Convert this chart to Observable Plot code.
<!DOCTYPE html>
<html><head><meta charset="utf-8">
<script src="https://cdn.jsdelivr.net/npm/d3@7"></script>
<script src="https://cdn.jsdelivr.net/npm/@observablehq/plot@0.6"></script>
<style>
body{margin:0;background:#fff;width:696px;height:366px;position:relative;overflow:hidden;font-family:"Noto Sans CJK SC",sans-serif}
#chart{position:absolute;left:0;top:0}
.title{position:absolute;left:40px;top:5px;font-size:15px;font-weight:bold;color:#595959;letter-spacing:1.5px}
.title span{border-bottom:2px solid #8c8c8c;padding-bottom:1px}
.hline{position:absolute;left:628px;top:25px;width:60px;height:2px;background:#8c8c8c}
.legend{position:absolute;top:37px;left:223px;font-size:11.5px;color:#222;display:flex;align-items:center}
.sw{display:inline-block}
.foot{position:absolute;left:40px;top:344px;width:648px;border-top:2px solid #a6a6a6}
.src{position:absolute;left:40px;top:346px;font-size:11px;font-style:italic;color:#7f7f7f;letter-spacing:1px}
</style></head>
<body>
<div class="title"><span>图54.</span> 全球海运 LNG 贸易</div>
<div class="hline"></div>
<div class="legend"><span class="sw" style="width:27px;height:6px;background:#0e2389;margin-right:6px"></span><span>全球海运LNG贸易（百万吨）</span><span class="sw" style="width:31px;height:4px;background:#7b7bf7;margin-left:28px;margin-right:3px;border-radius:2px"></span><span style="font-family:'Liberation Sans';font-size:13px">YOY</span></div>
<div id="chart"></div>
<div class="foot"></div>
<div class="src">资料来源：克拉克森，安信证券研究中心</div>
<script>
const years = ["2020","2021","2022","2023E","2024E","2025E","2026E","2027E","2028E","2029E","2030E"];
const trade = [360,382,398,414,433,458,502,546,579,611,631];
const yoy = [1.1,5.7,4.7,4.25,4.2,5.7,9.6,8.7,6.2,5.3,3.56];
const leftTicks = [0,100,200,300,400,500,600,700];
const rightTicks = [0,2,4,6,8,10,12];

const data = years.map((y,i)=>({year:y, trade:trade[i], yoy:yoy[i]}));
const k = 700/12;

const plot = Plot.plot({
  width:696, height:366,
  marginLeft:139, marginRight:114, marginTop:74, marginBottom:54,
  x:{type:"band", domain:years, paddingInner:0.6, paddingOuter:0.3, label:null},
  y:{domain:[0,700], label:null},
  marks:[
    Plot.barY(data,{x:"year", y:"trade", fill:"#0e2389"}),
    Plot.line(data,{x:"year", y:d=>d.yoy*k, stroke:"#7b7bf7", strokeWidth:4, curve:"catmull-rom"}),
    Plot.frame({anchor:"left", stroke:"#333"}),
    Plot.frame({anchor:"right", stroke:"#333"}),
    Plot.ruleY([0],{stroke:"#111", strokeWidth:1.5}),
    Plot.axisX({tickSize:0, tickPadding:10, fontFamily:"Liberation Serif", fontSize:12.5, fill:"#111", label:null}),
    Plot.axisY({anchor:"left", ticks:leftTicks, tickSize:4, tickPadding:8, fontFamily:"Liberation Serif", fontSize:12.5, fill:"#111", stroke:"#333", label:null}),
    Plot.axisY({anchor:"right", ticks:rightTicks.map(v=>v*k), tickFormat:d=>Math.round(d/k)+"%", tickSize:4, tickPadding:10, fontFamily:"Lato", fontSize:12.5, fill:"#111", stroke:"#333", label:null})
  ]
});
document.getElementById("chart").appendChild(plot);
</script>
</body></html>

Aim
Write out the material exactly as given.

Solution to this problem
Convert this chart to Observable Plot code.
<!DOCTYPE html>
<html><head><meta charset="utf-8">
<script src="https://cdn.jsdelivr.net/npm/d3@7"></script>
<script src="https://cdn.jsdelivr.net/npm/@observablehq/plot@0.6"></script>
<style>
body{margin:0;background:#fff;width:696px;height:366px;position:relative;overflow:hidden;font-family:"Noto Sans CJK SC",sans-serif}
#chart{position:absolute;left:0;top:0}
.title{position:absolute;left:40px;top:5px;font-size:15px;font-weight:bold;color:#595959;letter-spacing:1.5px}
.title span{border-bottom:2px solid #8c8c8c;padding-bottom:1px}
.hline{position:absolute;left:628px;top:25px;width:60px;height:2px;background:#8c8c8c}
.legend{position:absolute;top:37px;left:223px;font-size:11.5px;color:#222;display:flex;align-items:center}
.sw{display:inline-block}
.foot{position:absolute;left:40px;top:344px;width:648px;border-top:2px solid #a6a6a6}
.src{position:absolute;left:40px;top:346px;font-size:11px;font-style:italic;color:#7f7f7f;letter-spacing:1px}
</style></head>
<body>
<div class="title"><span>图54.</span> 全球海运 LNG 贸易</div>
<div class="hline"></div>
<div class="legend"><span class="sw" style="width:27px;height:6px;background:#0e2389;margin-right:6px"></span><span>全球海运LNG贸易（百万吨）</span><span class="sw" style="width:31px;height:4px;background:#7b7bf7;margin-left:28px;margin-right:3px;border-radius:2px"></span><span style="font-family:'Liberation Sans';font-size:13px">YOY</span></div>
<div id="chart"></div>
<div class="foot"></div>
<div class="src">资料来源：克拉克森，安信证券研究中心</div>
<script>
const years = ["2020","2021","2022","2023E","2024E","2025E","2026E","2027E","2028E","2029E","2030E"];
const trade = [360,382,398,414,433,458,502,546,579,611,631];
const yoy = [1.1,5.7,4.7,4.25,4.2,5.7,9.6,8.7,6.2,5.3,3.56];
const leftTicks = [0,100,200,300,400,500,600,700];
const rightTicks = [0,2,4,6,8,10,12];

const data = years.map((y,i)=>({year:y, trade:trade[i], yoy:yoy[i]}));
const k = 700/12;

const plot = Plot.plot({
  width:696, height:366,
  marginLeft:139, marginRight:114, marginTop:74, marginBottom:54,
  x:{type:"band", domain:years, paddingInner:0.6, paddingOuter:0.3, label:null},
  y:{domain:[0,700], label:null},
  marks:[
    Plot.barY(data,{x:"year", y:"trade", fill:"#0e2389"}),
    Plot.line(data,{x:"year", y:d=>d.yoy*k, stroke:"#7b7bf7", strokeWidth:4, curve:"catmull-rom"}),
    Plot.frame({anchor:"left", stroke:"#333"}),
    Plot.frame({anchor:"right", stroke:"#333"}),
    Plot.ruleY([0],{stroke:"#111", strokeWidth:1.5}),
    Plot.axisX({tickSize:0, tickPadding:10, fontFamily:"Liberation Serif", fontSize:12.5, fill:"#111", label:null}),
    Plot.axisY({anchor:"left", ticks:leftTicks, tickSize:4, tickPadding:8, fontFamily:"Liberation Serif", fontSize:12.5, fill:"#111", stroke:"#333", label:null}),
    Plot.axisY({anchor:"right", ticks:rightTicks.map(v=>v*k), tickFormat:d=>Math.round(d/k)+"%", tickSize:4, tickPadding:10, fontFamily:"Lato", fontSize:12.5, fill:"#111", stroke:"#333", label:null})
  ]
});
document.getElementById("chart").appendChild(plot);
</script>
</body></html>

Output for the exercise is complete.